Passados 42 anos e muita coisa não mudou, mas se aprofundou, principalmente com relação à questão da formação do ator e uma nova realidade de fazer teatro.

"Formação não é só ensinar a representar. Queremos que o ator passe por processo de vivência que possibilite o confronto com diversas etapas. Atuar é importante, tanto quanto pesquisar, conhecer a parte técnica e criar", diz Liana Crocco, diretora da Fundação das Artes.

O curso dura três anos e meio e é composto por aulas teóricas, processo de pesquisa, expressão, improvisação e teatro brasileiro, entre outras. "Somos uma escola mais tradicional, sim. Somos uma escola profissionalizante, com grade curricular que segue padrões do MEC (Ministério da Educação), mas não caducamos nisso, estamos trazendo outro debate, uma nova reflexão dentro desse processo", complementa Liana.

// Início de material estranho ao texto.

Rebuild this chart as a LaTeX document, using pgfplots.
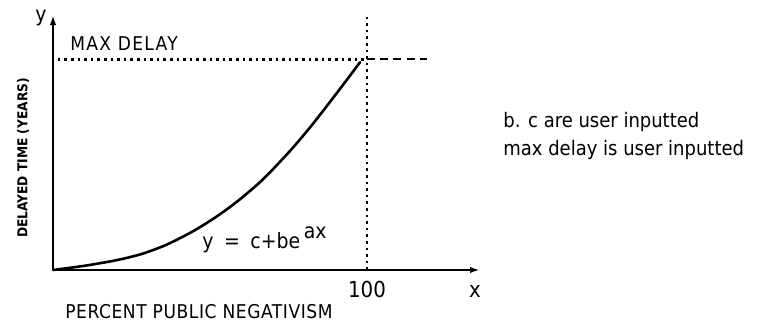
\documentclass[border=0pt]{standalone}
\usepackage{fontspec}
\setmainfont{DejaVu Sans Condensed}
\usepackage{pgfplots}
\pgfplotsset{compat=1.18}
\usetikzlibrary{arrows.meta}

\begin{document}
\begin{tikzpicture}
\useasboundingbox (0pt,0pt) rectangle (384.5pt,161.5pt);
\begin{axis}[
  at={(26.5pt,26.5pt)}, anchor=south west,
  scale only axis, width=213.5pt, height=127.5pt,
  xmin=0, xmax=136, ymin=0, ymax=121,
  axis lines=left,
  axis line style={line width=1.1pt, -{Latex[length=5pt,width=3.2pt]}},
  xtick={100}, ytick=\empty,
  major tick length=0pt,
  xticklabel style={font=\fontsize{11}{12}\selectfont, yshift=-2pt},
  /pgf/number format/assume math mode=true,
  clip=false,
]
% delay curve y = c + b e^{ax}
\addplot[line width=1.3pt, smooth, tension=0.5, line cap=round] coordinates {
  (0,0) (10,2.0) (20,4.6) (28,7.5) (36,11.9) (44,17.9) (50,23.3)
  (55,28.4) (60,34.1) (66,41.8) (71,49.3) (76.5,58.2) (82,67.9)
  (87,77.4) (92.5,88.1) (97.8,98.6)
};
% maximum delay level
\addplot[line width=1.3pt, dash pattern=on 1.3pt off 2.0pt] coordinates {(1.5,100) (100,100)};
\addplot[line width=1.2pt, dash pattern=on 4pt off 2.6pt] coordinates {(100,100) (119,100)};
% 100 percent boundary
\addplot[line width=1.3pt, dash pattern=on 1.3pt off 2.0pt] coordinates {(100,0) (100,120.5)};
\end{axis}

\node[font=\fontsize{10.5}{12}\selectfont] at (20.5pt,152.5pt) {y};
\node[font=\fontsize{9.5}{11}\selectfont\addfontfeatures{LetterSpace=7}] at (62pt,139.5pt) {MAX DELAY};
\node[anchor=base west, inner sep=0pt, font=\fontsize{10.5}{12}\selectfont] at (101pt,37.5pt)
  {y\,\,\,=\,\,\,c+be\,\raisebox{5pt}{ax}};
\node[font=\fontsize{11}{12}\selectfont] at (237.5pt,16pt) {x};
\node[font=\fontsize{9.5}{11}\selectfont\addfontfeatures{LetterSpace=3}] at (99.5pt,5.5pt) {PERCENT PUBLIC NEGATIVISM};
\node[rotate=90, font=\fontsize{6.8}{8}\selectfont\bfseries] at (11.5pt,82.5pt) {DELAYED TIME (YEARS)};
\node[anchor=base west, inner sep=0pt, font=\fontsize{10}{12}\selectfont] at (251.5pt,98pt) {b. c are user inputted};
\node[anchor=base west, inner sep=0pt, font=\fontsize{10}{12}\selectfont] at (251.5pt,84pt) {max delay is user inputted};
\end{tikzpicture}
\end{document}
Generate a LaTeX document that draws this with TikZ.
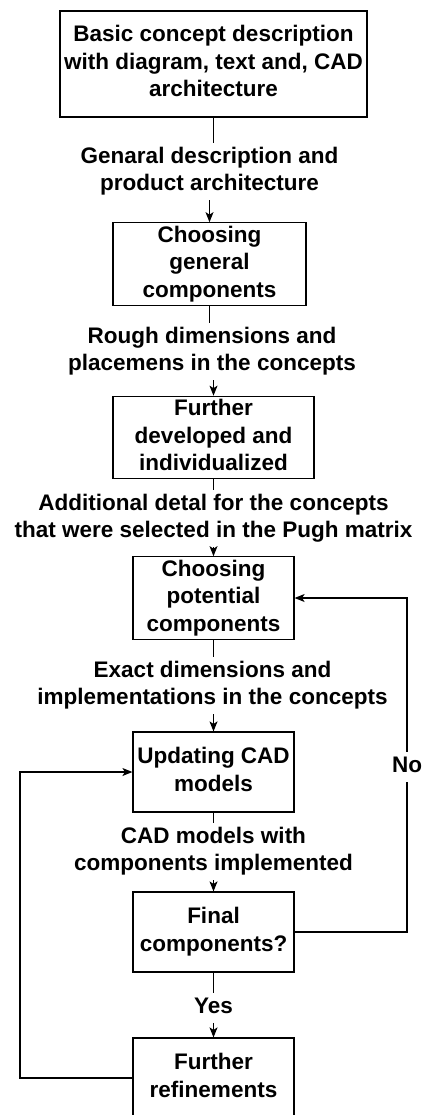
\documentclass[tikz,border=0pt]{standalone}
\usepackage{fontspec}
\setmainfont{Liberation Sans}
\usetikzlibrary{arrows.meta}
\begin{document}
\begin{tikzpicture}[x=1pt,y=-1pt,
  every node/.style={font=\fontsize{22.5}{27.5}\selectfont\bfseries, align=center, inner sep=0pt},
  stepbox/.style={draw, line width=1.2pt, minimum width=161pt, minimum height=80pt},
  lab/.style={fill=white, inner ysep=1pt, inner xsep=1pt, anchor=north},
  link/.style={line width=1.2pt},
  arr/.style={link, -{Stealth[length=10pt,width=8pt,inset=2.5pt]}}]
\useasboundingbox (0,0) rectangle (421,1115);

% process steps
\node[stepbox, minimum width=307pt, minimum height=106pt] (b1) at (213.5,64)
  {\strut Basic concept description\\\strut with diagram, text and, CAD\\\strut architecture};
\node[stepbox, minimum width=193pt] (b2) at (209.5,264)
  {\strut Choosing\\\strut general\\\strut components};
\node[stepbox, minimum width=201pt, minimum height=81pt] (b3) at (213.5,437.5)
  {\strut Further\\\strut developed and\\\strut individualized};
\node[stepbox, minimum height=82pt] (b4) at (213.5,598)
  {\strut Choosing\\\strut potential\\\strut components};
\node[stepbox] (b5) at (213.5,772)
  {\strut Updating CAD\\\strut models};
\node[stepbox] (b6) at (213.5,932)
  {\strut Final\\\strut components?};
\node[stepbox] (b7) at (213.5,1078)
  {\strut Further\\\strut refinements};

% edge labels
\node[lab] (l1) at (209.5,143) {\strut Genaral description and\\\strut product architecture};
\node[lab] (l2) at (212,323) {\strut Rough dimensions and\\\strut placemens in the concepts};
\node[lab] (l3) at (213.5,490) {\strut Additional detal for the concepts\\\strut that were selected in the Pugh matrix};
\node[lab] (l4) at (212.5,657) {\strut Exact dimensions and\\\strut implementations in the concepts};
\node[lab] (l5) at (213.5,823) {\strut CAD models with\\\strut components implemented};
\node[lab] (l6) at (213.5,993) {\strut Yes};

% main flow
\draw[link] (b1.south) -- (l1.north -| b1.south);
\draw[arr] (l1.south -| b2.north) -- (b2.north);
\draw[link] (b2.south) -- (l2.north -| b2.south);
\draw[arr] (l2.south -| b3.north) -- (b3.north);
\draw[link] (b3.south) -- (l3.north -| b3.south);
\draw[arr] (l3.south -| b4.north) -- (b4.north);
\draw[link] (b4.south) -- (l4.north -| b4.south);
\draw[arr] (l4.south -| b5.north) -- (b5.north);
\draw[link] (b5.south) -- (l5.north -| b5.south);
\draw[arr] (l5.south -| b6.north) -- (b6.north);
\draw[link] (b6.south) -- (l6.north -| b6.south);
\draw[arr] (l6.south -| b7.north) -- (b7.north);

% loop back when components are not final
\coordinate (rx) at (407,0);
\draw[arr] (b6.east) -- (b6.east -| rx) -- (b4.east -| rx) -- (b4.east);
\node[fill=white, inner ysep=1pt, inner xsep=1pt] (no) at (407,767) {\strut No};

% refinement loop
\coordinate (lx) at (20,0);
\draw[arr] (b7.west) -- (b7.west -| lx) -- (b5.west -| lx) -- (b5.west);
\end{tikzpicture}
\end{document}
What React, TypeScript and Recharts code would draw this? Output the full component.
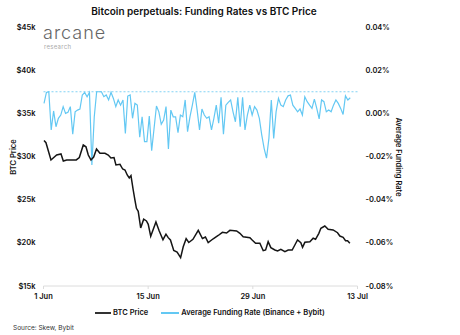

Para citar esse processo reflexivo, a diretora cita as ações que ultrapassam os limites da Fundação. "Temos buscado trabalhar em outras instituições, como o Sesc, o Sesi e buscado pontos de intersecção entre gente que pensa em cultura".

A criação do programa Viva Arte Viva e a transformação da Apap Artecidade - um desdobramento da Associação de Pais, Alunos e Professores da Fundação das Artes - em Ponto de Cultura já colhem os frutos desse processo expandido de construção. As duas fomentam o acesso gratuito a cursos e especialização na área artística e têm colaboração direta de alunos da Fundação. "E uma delas, a Apap, nasceu dos próprios alunos", diz a diretora.

Do dia 4 ao 10, a programação se torna especial, com o Cena de Teatro, festival com apresentações e oficinas gratuitas.

No dia 15 de agosto, estreia Teatragem, montagem itinerante do núcleo 43 da escola. "É o primeiro processo de teatro de rua. Tivemos suporte de profissionais de fora. É um desafio novo", afirma.